▶ _Aim_: Starting with the first line of the data below, copy each line up to and including the one containing "return (H - B - yf) / PH". Pictures stay out.

# # # #

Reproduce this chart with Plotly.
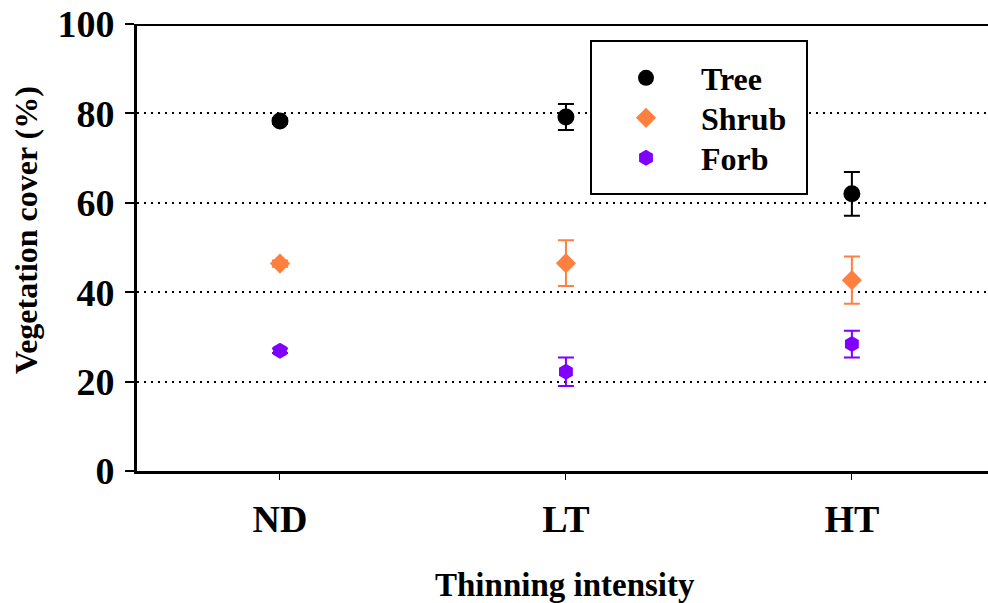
import plotly.graph_objects as go

categories = ["ND", "LT", "HT"]
tree = [78.3, 79.2, 62.0]
tree_err = [0.6, 2.9, 4.9]
shrub = [46.4, 46.5, 42.7]
shrub_err = [0.7, 5.1, 5.3]
forb = [26.9, 22.2, 28.4]
forb_err = [0.5, 3.2, 3.0]
y_ticks = [0, 20, 40, 60, 80, 100]

FONT = "Liberation Serif"
xpos = list(range(len(categories)))

W, H = 988, 603
L, T, B = 137, 24, 132
PW, PH = W - L, H - T - B


def px(xf):
    return (xf - L) / PW


def py(yf):
    return (H - B - yf) / PH


fig = go.Figure()
series = [
    ("Tree", tree, tree_err, "#000000", "circle", 17, "legend", 78),
    ("Shrub", shrub, shrub_err, "#FF7F3F", "diamond", 15.5, "legend2", 118),
    ("Forb", forb, forb_err, "#7F00FF", "hexagon", 16, "legend3", 158),
]
legends = {}
for name, vals, errs, col, sym, sz, lg, ly in series:
    fig.add_trace(go.Scatter(
        x=xpos, y=vals, name=name, mode="markers", legend=lg,
        marker=dict(color=col, symbol=sym, size=sz, line=dict(width=0)),
        error_y=dict(type="data", array=errs, visible=True, color=col, thickness=2, width=8),
    ))
    legends[lg] = dict(
        x=px(591), y=py(ly), xanchor="left", yanchor="middle",
        bgcolor="rgba(0,0,0,0)", borderwidth=0,
        font=dict(family=FONT, size=32, color="black", weight="bold"),
        itemwidth=100,
    )

fig.update_layout(
    width=W, height=H,
    margin=dict(l=L, r=0, t=T, b=B, autoexpand=False),
    paper_bgcolor="white", plot_bgcolor="white",
    font=dict(family=FONT, color="black"),
    showlegend=True,
    **legends,
)
fig.update_xaxes(
    range=[-0.5, 2.476], tickvals=xpos, ticktext=categories,
    showline=True, linecolor="black", linewidth=3,
    ticks="outside", ticklen=6, tickwidth=1, tickcolor="black",
    tickfont=dict(family=FONT, size=38, color="black", weight="bold"),
    showgrid=False, zeroline=False, ticklabelstandoff=6,
)
fig.update_yaxes(
    range=[0, 100], tickvals=y_ticks,
    showline=True, linecolor="black", linewidth=3,
    ticks="outside", ticklen=9, tickwidth=2, tickcolor="black",
    tickfont=dict(family=FONT, size=38, color="black", weight="bold"),
    showgrid=True, gridcolor="black", gridwidth=2, griddash="2px,5px",
    zeroline=False, ticklabelstandoff=3, ticklabeloverflow="allow",
)
fig.add_shape(type="line", xref="paper", yref="y", x0=0, x1=1, y0=100, y1=100,
              line=dict(color="black", width=4), layer="above")
fig.add_shape(type="rect", xref="paper", yref="paper",
              x0=px(591), x1=px(807), y0=py(194), y1=py(41),
              line=dict(color="black", width=2), fillcolor="white", layer="above")
fig.add_annotation(text="<b>Vegetation cover (%)</b>", xref="paper", yref="paper",
                   x=px(26), y=py(230), xanchor="center", yanchor="middle",
                   textangle=-90, showarrow=False,
                   font=dict(family=FONT, size=32, color="black"))
fig.add_annotation(text="<b>Thinning intensity</b>", xref="paper", yref="paper",
                   x=px(565), y=py(585), xanchor="center", yanchor="middle",
                   showarrow=False,
                   font=dict(family=FONT, size=33, color="black"))
fig.write_html("out.html", config={"displayModeBar": False},
               post_script="document.body.style.margin='0px';")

# # # #

▶ _Written solution_:
Reproduce this chart with Plotly.
import plotly.graph_objects as go

categories = ["ND", "LT", "HT"]
tree = [78.3, 79.2, 62.0]
tree_err = [0.6, 2.9, 4.9]
shrub = [46.4, 46.5, 42.7]
shrub_err = [0.7, 5.1, 5.3]
forb = [26.9, 22.2, 28.4]
forb_err = [0.5, 3.2, 3.0]
y_ticks = [0, 20, 40, 60, 80, 100]

FONT = "Liberation Serif"
xpos = list(range(len(categories)))

W, H = 988, 603
L, T, B = 137, 24, 132
PW, PH = W - L, H - T - B


def px(xf):
    return (xf - L) / PW


def py(yf):
    return (H - B - yf) / PH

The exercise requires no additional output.